Perrotin is pleased to announce Wish, a solo exhibition of paintings and watercolors by New York–based artist, Kelly Beeman, her first show with the gallery and her first in Asia.

At the heart of Beeman’s works is a predicament between reality and fantasy, temporality and permanence in acts of escape versus the fantasy of escapism. While fashion and garment patterns play a central role in each painting, each background is a minimal landscape, as if the women exist on a theatrical stage. Each woman seems to be dreaming with desire for freedom, whether in reaction to the global shutdown or as a necessary release into selfhood and self-realization. Beeman is challenging herself to find meaning in our isolation, to form an almost mythical explanation for our need to be connected to nature, family and friends in times of uncertainty.
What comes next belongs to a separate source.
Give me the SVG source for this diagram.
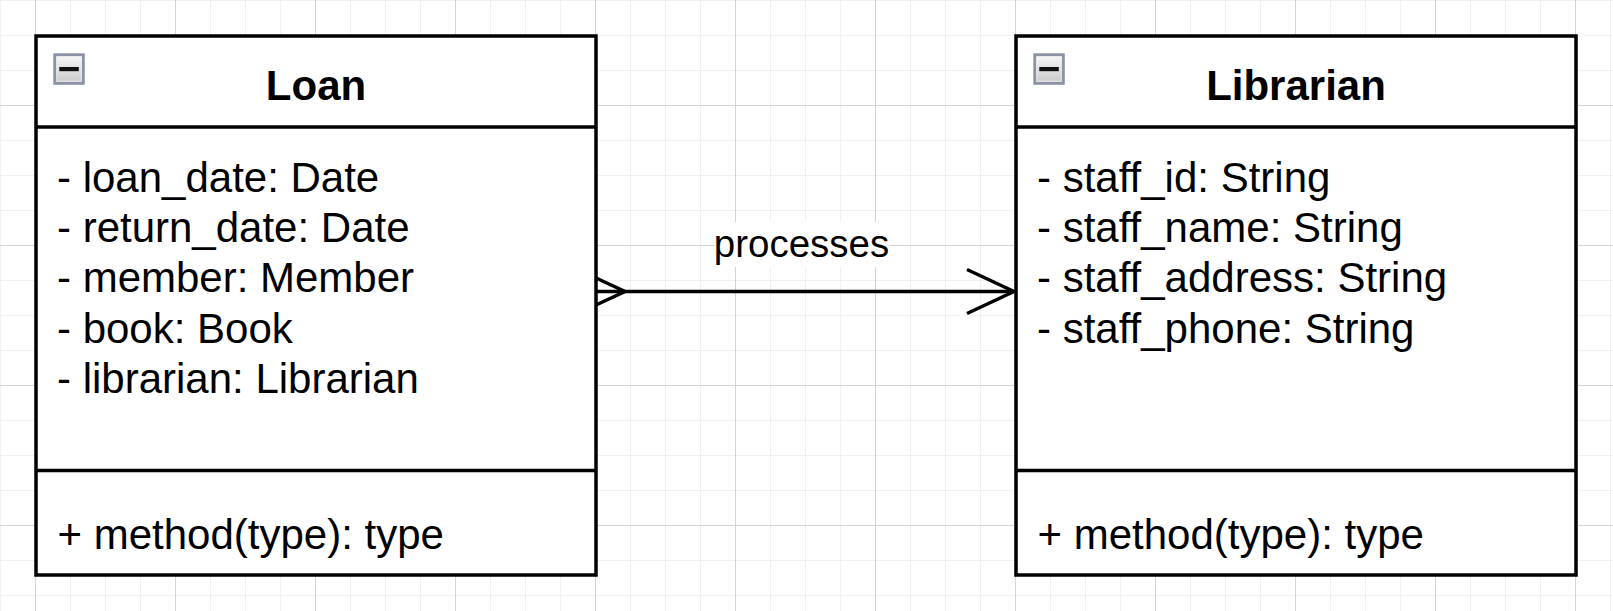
<svg xmlns="http://www.w3.org/2000/svg" width="1613" height="611" viewBox="0 0 1613 611">
  <style>
    .box { fill: #ffffff; stroke: #000000; stroke-width: 3.5; }
    .sep { stroke: #000000; stroke-width: 3.5; fill: none; }
    .title { font-family: "Liberation Sans", Arial, sans-serif; font-size: 42px; font-weight: bold; fill: #000000; text-anchor: middle; }
    .item { font-family: "Liberation Sans", Arial, sans-serif; font-size: 42px; fill: #000000; }
    .label { font-family: "Liberation Sans", Arial, sans-serif; font-size: 38.5px; fill: #000000; text-anchor: middle; }
    .conn { stroke: #000000; stroke-width: 3.5; fill: none; stroke-linecap: butt; stroke-linejoin: miter; }
    .iconframe { stroke: #8b93a4; stroke-width: 3; }
  </style>
  <defs>
    <pattern id="grid" patternUnits="userSpaceOnUse" x="35" y="105" width="140" height="140">
      <rect x="0" y="0" width="140" height="140" fill="#ffffff"/>
      <rect x="35" y="0" width="1" height="140" fill="#f1f1f1"/>
      <rect x="70" y="0" width="1" height="140" fill="#f1f1f1"/>
      <rect x="105" y="0" width="1" height="140" fill="#f1f1f1"/>
      <rect x="0" y="35" width="140" height="1" fill="#f1f1f1"/>
      <rect x="0" y="70" width="140" height="1" fill="#f1f1f1"/>
      <rect x="0" y="105" width="140" height="1" fill="#f1f1f1"/>
      <rect x="0" y="0" width="1" height="140" fill="#d4d4d4"/>
      <rect x="0" y="0" width="140" height="1" fill="#d4d4d4"/>
    </pattern>
    <linearGradient id="iconGrad" x1="0" y1="0" x2="0" y2="1">
      <stop offset="0" stop-color="#f7f7f7"/>
      <stop offset="1" stop-color="#c9c9c9"/>
    </linearGradient>
    <g id="collapseIcon">
      <rect x="0" y="0" width="28.5" height="28.5" fill="url(#iconGrad)" class="iconframe"/>
      <rect x="2" y="2" width="24.5" height="24.5" fill="none" stroke="#ffffff" stroke-opacity="0.6" stroke-width="1"/>
      <rect x="4.5" y="12.2" width="19.5" height="4.2" fill="#111111"/>
    </g>
  </defs>

  <rect x="0" y="0" width="1613" height="611" fill="url(#grid)"/>

  <g id="connectors">
    <g id="edge-processes">
      <line class="conn" x1="596" y1="291.5" x2="1014" y2="291.5"/>
      <polyline class="conn" points="596,278 625,291.5 596,305"/>
      <polyline class="conn" points="967,269.5 1014,291.5 967,313.5"/>
      <rect x="715" y="222" width="174" height="45" fill="#ffffff"/>
      <text class="label" x="801.5" y="257">processes</text>
    </g>
  </g>

  <g id="node-loan">
    <rect class="box" x="36" y="36" width="560" height="539"/>
    <line class="sep" x1="36" y1="127" x2="596" y2="127"/>
    <line class="sep" x1="36" y1="470.5" x2="596" y2="470.5"/>
    <use href="#collapseIcon" x="54.8" y="54.8"/>
    <text class="title" x="316" y="99.5">Loan</text>
    <text class="item" x="57" y="191.5">- loan_date: Date</text>
    <text class="item" x="57" y="241.9">- return_date: Date</text>
    <text class="item" x="57" y="292.3">- member: Member</text>
    <text class="item" x="57" y="342.7">- book: Book</text>
    <text class="item" x="57" y="393.1">- librarian: Librarian</text>
    <text class="item" x="57.5" y="548.5">+ method(type): type</text>
  </g>

  <g id="node-librarian">
    <rect class="box" x="1016" y="36" width="560" height="539"/>
    <line class="sep" x1="1016" y1="127" x2="1576" y2="127"/>
    <line class="sep" x1="1016" y1="470.5" x2="1576" y2="470.5"/>
    <use href="#collapseIcon" x="1034.8" y="54.8"/>
    <text class="title" x="1296" y="99.5">Librarian</text>
    <text class="item" x="1037" y="191.5">- staff_id: String</text>
    <text class="item" x="1037" y="241.9">- staff_name: String</text>
    <text class="item" x="1037" y="292.3">- staff_address: String</text>
    <text class="item" x="1037" y="342.7">- staff_phone: String</text>
    <text class="item" x="1037.5" y="548.5">+ method(type): type</text>
  </g>
</svg>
Beeman deliberately dresses her subjects in simple yet delicately patterned clothing, high fashion ensembles that evoke a sense of wealth and make-believe. Beeman talks about her characters escaping their everyday lives into something more idealized. She speaks of fleeting snapshots of a fantasy in each painting and watercolor, an almost voyeuristic vantage point into a dream or perfect moment. In each work, the viewer finds their own pleasure and fantasy, recalling how fleeting our own moments of pure joy really are. That the clothing conveys so much movement and timelessness and the landscapes so stark and minimal gives each work the sense of not being fully formed, like a memory drifting off.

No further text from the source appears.